A limitation of the present study is that we did not track estrous cycle in female rats throughout the experiment. The estrous cycle has been reported to influence sleep patterns, with proestrus being associated with reduced REM sleep, enhanced waking, and increased sleep spindle density at the end of the light cycle when progesterone and estradiol are highest (Schwierin et al., 1998; Swift et al., 2019). Regarding alcohol drinking and CEIV-induced alcohol drinking, we have reported that the estrous cycle had minimal influence on these behaviors (Priddy et al., 2017). Hormonal effects during estrous cycle also seem to be most influential during acquisition of drug-taking behavior and less so once compulsive drug-taking has been established (Becker and Koob, 2016). However, whether there is an interaction effect between passive alcohol exposure and estrous cycle on sleep architecture remains to be determined.

An additional possible limitation of the current studies lies in the sleep spindle characterization. It has been reported that alcohol decreases sigma band power (10–15 Hz), typically associated with sleep spindles, during NREM sleep in humans (Dijk et al., 1992; Chan et al., 2015). In analyzing the sigma band during NREM sleep for spindles in the current studies, we did not differentiate between slow (<12 Hz) and fast (>12 Hz) oscillating spindles, which largely vary based on topographical location (Terrier and Gottesmann, 1978; Gandolfo et al., 1985; Sitnikova et al., 2014).
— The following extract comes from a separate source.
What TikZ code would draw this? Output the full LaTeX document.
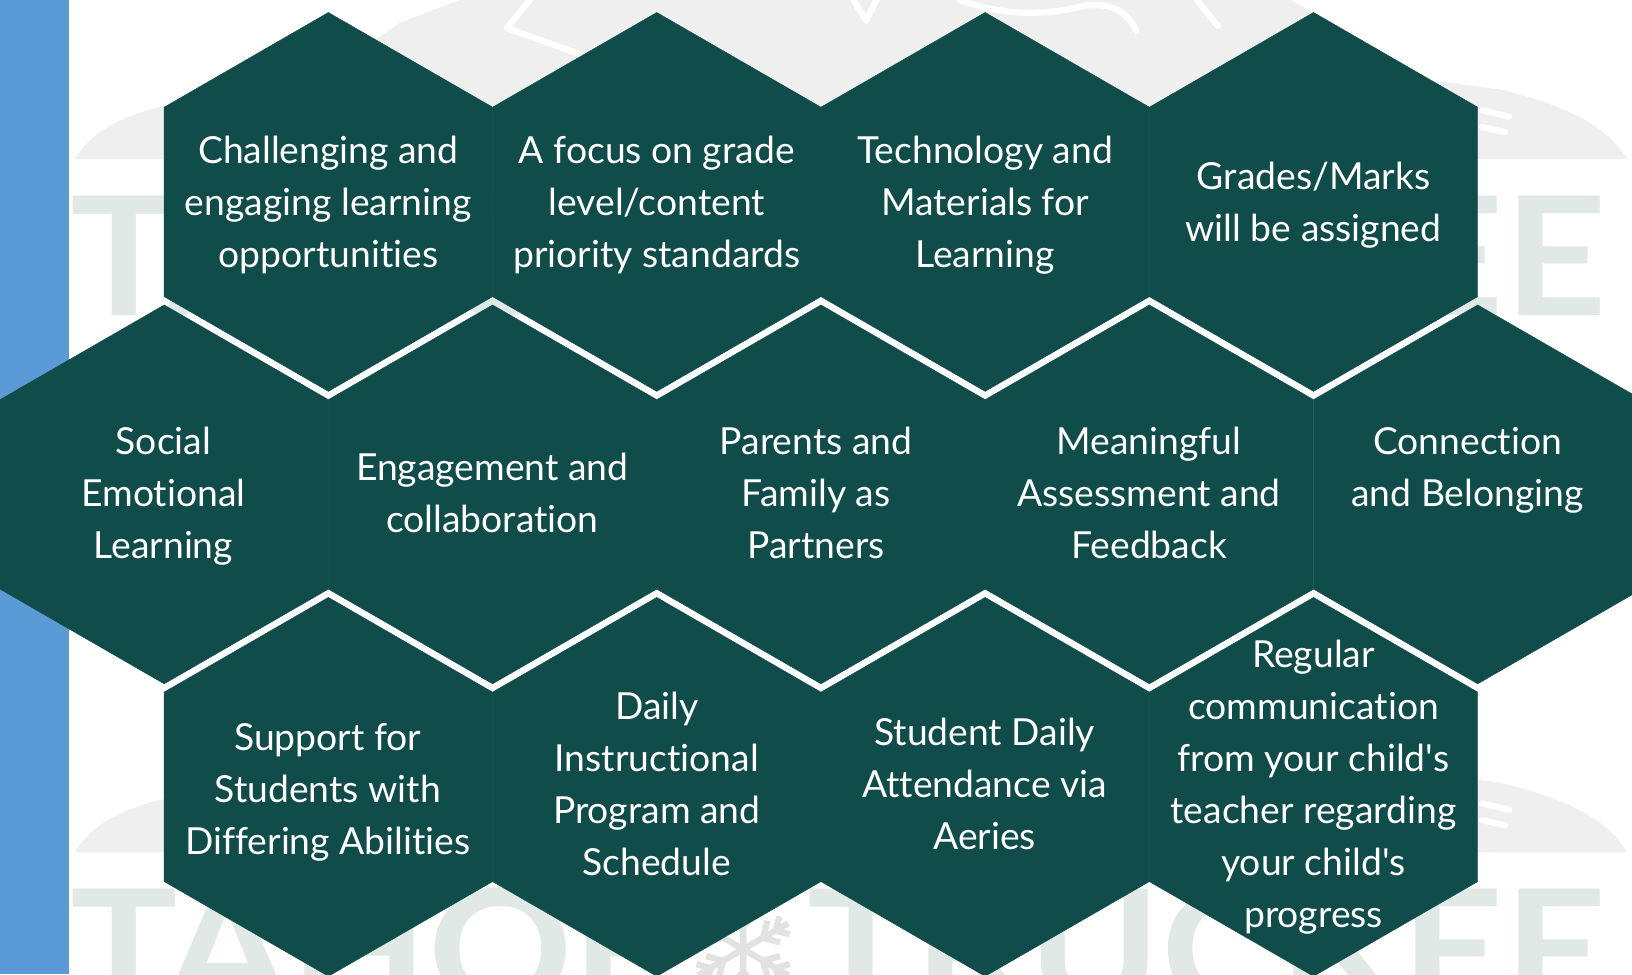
\documentclass[tikz,border=0pt]{standalone}
\usepackage{fontspec}
\setmainfont{Lato}[Ligatures={NoCommon}]
\definecolor{hexgreen}{HTML}{0F4C4A}
\definecolor{stripblue}{HTML}{5B9BD5}
\definecolor{logoletter}{HTML}{E0E9E5}
\definecolor{logomount}{HTML}{EFEFEF}
\definecolor{flake}{HTML}{E2E2E2}
\newcommand{\apos}{\textquotesingle}
\begin{document}
\begin{tikzpicture}[x=1pt,y=-1pt,
  hexcell/.style={fill=hexgreen,draw=hexgreen,line width=0.4pt},
  celltext/.style={text=white,align=center,inner sep=0pt,font=\fontsize{35.8}{50}\selectfont},
  logotext/.style={text=logoletter,inner sep=0pt,anchor=north west,font=\bfseries},
  streak/.style={draw=white,line width=6pt,line cap=round,line join=round}]
\useasboundingbox (0,0) rectangle (1568,936);
\fill[white] (0,0) rectangle (1568,936);
% watermark logo, drawn twice
\foreach \dy in {0,666}{
\begin{scope}[shift={(0,\dy)}]
  \fill[logomount] (72,153) .. controls (88,125) and (120,110) .. (165,100)
     -- (327,62) -- (384,22) -- (442,0) -- (1240,0) -- (1374,77) -- (1441,86)
     .. controls (1500,100) and (1545,120) .. (1563,153) -- cycle;
  \draw[streak] (509,0) -- (487,27) -- (557,52);
  \draw[streak] (922,0) .. controls (960,14) and (1000,16) .. (1040,6) .. controls (1070,0) and (1085,15) .. (1092,30);
  \draw[streak] (820,0) -- (832,20) -- (842,0);
  \draw[streak] (1150,0) -- (1170,25);
  \draw[streak] (1424,106) -- (1450,112);
  \draw[streak] (1424,122) -- (1446,127);
  \node[logotext] (tahoe\dy) at (68,187) {\resizebox{580pt}{116pt}{TAHOE}};
  \node[logotext] (truckee\dy) at (776,187) {\resizebox{767pt}{116pt}{TRUCKEE}};
  \begin{scope}[shift={(714,246)}]
    \foreach \a in {0,60,...,300}{
      \draw[flake,line width=6pt,rotate=\a] (0,0) -- (0,-50)
        (0,-22) -- (-12,-34) (0,-22) -- (12,-34)
        (0,-36) -- (-10,-46) (0,-36) -- (10,-46);
    }
  \end{scope}
\end{scope}
}
% blue strip
\fill[stripblue] (0,0) rectangle (66.5,936);
% hexagon cells
\foreach \cx/\cy in {315.5/194,631/194,946.5/194,1262/194,
   157.75/475,473.25/475,788.75/475,1104.25/475,1419.75/475,
   315.5/756,631/756,946.5/756,1262/756}{
  \fill[hexcell] (\cx,{\cy-182}) -- ({\cx+157.75},{\cy-91}) -- ({\cx+157.75},{\cy+91})
    -- (\cx,{\cy+182}) -- ({\cx-157.75},{\cy+91}) -- ({\cx-157.75},{\cy-91}) -- cycle;
}
% texts
\node[celltext] (t11) at (315.5,197) {Challenging and\\engaging learning\\opportunities};
\node[celltext] (t12) at (631,197) {A focus on grade\\level/content\\priority standards};
\node[celltext] (t13) at (946.5,197) {Technology and\\Materials for\\Learning};
\node[celltext] (t14) at (1262,197) {Grades/Marks\\will be assigned};
\node[celltext] (t21) at (157,477) {Social\\Emotional\\Learning};
\node[celltext] (t22) at (473,474) {Engagement and\\collaboration};
\node[celltext] (t23) at (784,474) {Parents and\\Family as\\Partners};
\node[celltext] (t24) at (1104,474) {Meaningful\\Assessment and\\Feedback};
\node[celltext] (t25) at (1410,452) {Connection\\and Belonging};
\node[celltext] (t31) at (315,761) {Support for\\Students with\\Differing Abilities};
\node[celltext] (t32) at (631,753) {Daily\\Instructional\\Program and\\Schedule};
\node[celltext] (t33) at (946,753) {Student Daily\\Attendance via\\Aeries};
\node[celltext] (t34) at (1262,756) {Regular\\communication\\from your child\apos s\\teacher regarding\\your child\apos s\\progress};
\end{tikzpicture}
\end{document}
It remains to be seen whether the distinction between slow and fast spindles has any functional significance, although evidence suggests that fast oscillating sleep spindles are associated with sleep-dependent memory processing (Mölle et al., 2011), which may have implications for processes of extinction and thus, addiction recovery (Feld and Born, 2020; Valentino and Volkow, 2020). This is an exciting future direction for sleep microarchitecture research in the field of addiction.